Building Stronger Systems

I think Florida needs structural reform that goes beyond surface-level policy changes. While litigation has played a role in the current crisis, it’s only one piece of a deeper systemic problem.

A share of the responsibility lies with the insurance industry itself—from slow claims handling and limited communication to outdated underwriting models that fail to reflect current realities. A lack of transparency and responsiveness has not only undermined consumer confidence but has also made it harder for businesses and investors to plan responsibly.

It’s time for insurers to modernize. This could mean embracing technology to assess risk more accurately, using real-time data for faster claims approvals and improving the customer experience across the board. Parametric insurance, catastrophe bonds, predictive analytics, satellite imagery and AI-powered inspections are no longer futuristic ideas—they are necessary tools for an industry operating in one of the most disaster-prone states in the country.

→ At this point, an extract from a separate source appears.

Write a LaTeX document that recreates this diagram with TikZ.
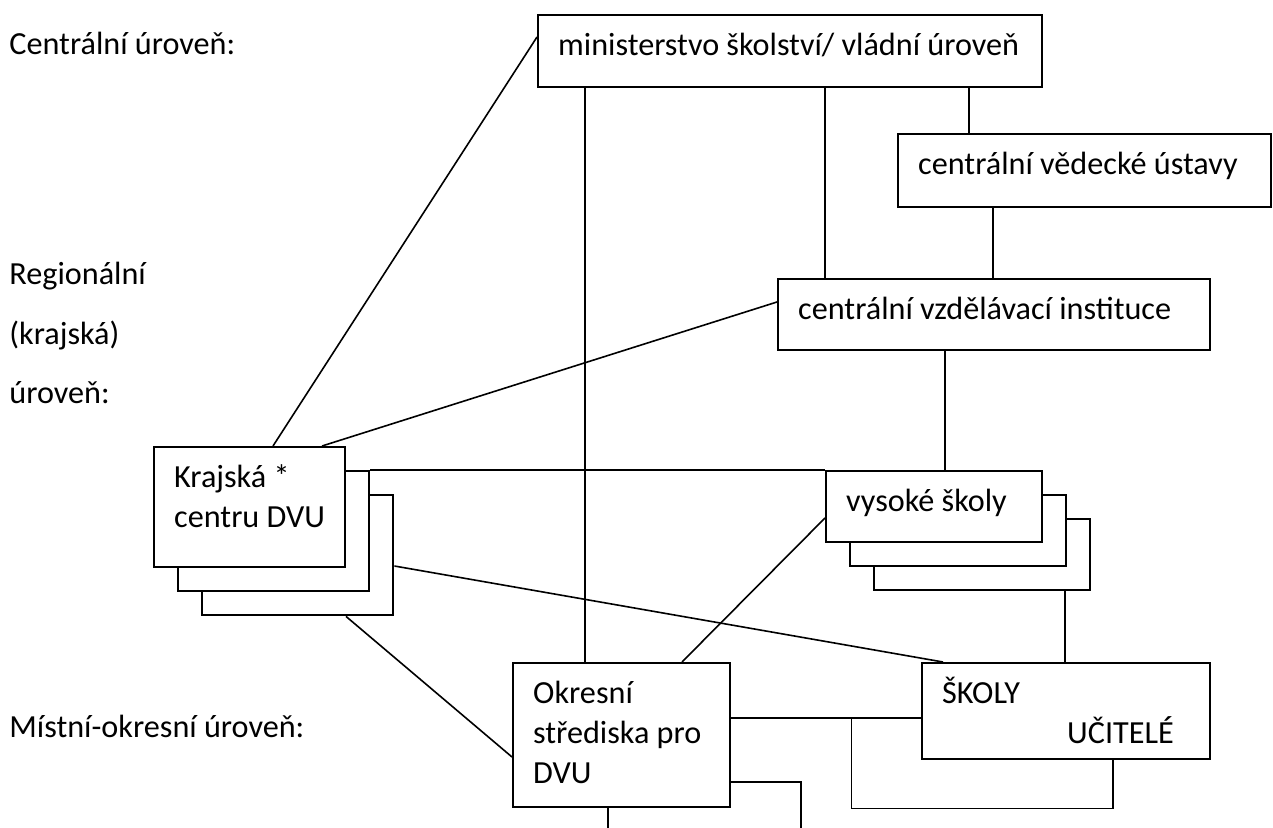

Reinsurance solutions can also be explored at both the state and federal levels, particularly to provide a backstop for catastrophic events that are becoming more frequent and intense.

For other business leaders in restoration and related industries I’d suggest a few practical steps. One is to focus on educating clients about proactive risk-reduction measures like regular maintenance, which can help make properties more insurable and lower premiums.

It also helps to partner with local and regional industry groups to share information and highlight trends so we can come up with practical solutions together. Finally, I recommend staying engaged with lawmakers and insurance carriers so we can make sure commercial property owners’ needs are considered as new policies and programs are developed.

In my view, builders, insurers and local governments must collaborate with urgency. Without meaningful reform and accountability from all sides, Florida risks losing the very momentum that has driven its growth for decades.

This is about the future of Florida. Insurance is often at the heart of whether communities grow or stall. If we want to keep building in this state, I think we need to build a better, fairer and more forward-thinking system alongside it.